The proposed draft goes against the polluter pays principle, sustainable environment and precautionary principle established by the courts in India. For a social welfare state like India, the Directive Principle of State Policy, it is essential to maintain a balance between economic development and the environment.

The EIA draft notification 2020 also exempts reporting by the public of violations and non-compliances. The government will only take reports from authorities, regulatory committee, violator-promoter.


In India, irrespective of the ruling parties, the environmental laws and policies have been favouring the corporates and industrialists when in prima facie, it should be considerate about the environment. The proposed draft favours the project proponents/industrialists by taking down public consultations, accepting flawed and faulty EIA reports. This draft clearly violates the main objective of the Environment Protection Act, which is to protect and improve the environment. Hence, the EIA draft 2020 is against the parent Act and is legally untenable. There are many people who are the shareholders of such project and they are unaware of the proposed draft EIA 2020. Under Article 21 of the Constitution of India, as a citizen, we have the right to participate in the decision-making process.

Sites referred to:

[1] https://environmentclearance.nic.in/writereaddata/Draft_EIA_2020.pdf   accessed on 1Sep 2020.

[2] The curious case of India’s Draft EIA notification 2020

      https://www.thequint.com/explainers/explained-the-curious-case-of-india-draft-environment-impact-assessment-notification-2020  accessed on 1Sep 2020.

[3] EIA draft 2020: what next for the controversial environment law?

    https://www.livemint.com/mint-lounge/features/eia-draft-2020-what-next-for-the-controversial-environment-impact-assessment-11597153144539.html   accessed on 1 Sep 2020.

[4] What is EIA? How does it water down the existing policy?

      https://www.theweek.in/news/biz-tech/2020/08/10/explained-what-is-eia-2020-how-does-it-water-down-the-existing-policy.html  accessed on 1Sep 2020.

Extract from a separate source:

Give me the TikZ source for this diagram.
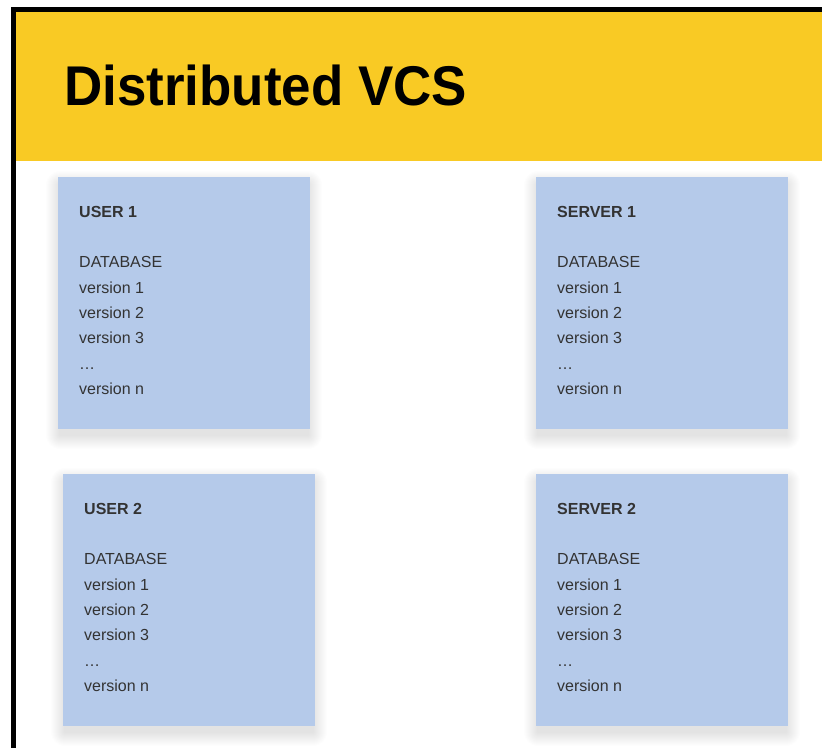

4 thoughts on “EIA Draft 2020: Whether in Denial or in Support of Environment?

  • Sep 3, 2020 at 1:12 pm

    Dear Sukriti, read the article, God bless you to the pinnacle of success. In India, regardless of the ruling parties, environmental law and policies are in favor of engineering and industrialists, under Article 21 of the Constitution of India, as a citizen, we It is right to participate in the decision making process. This is stated by the author / researcher in his article. As far as the environmental balance has been made possible by public awareness campaign, by stipulating Article 21 of the Constitution by common citizens.

  • Sep 3, 2020 at 10:04 pm

    Dear Sukriti , read your article. Very well drafted. I agree that any project in this environment ,in the name of development disturbs not only ecosystem but also has everlasting effects on social , eonomic and health life of locals/general public.Hence,community consultation is important. God bless you with lots of success and achievements in life.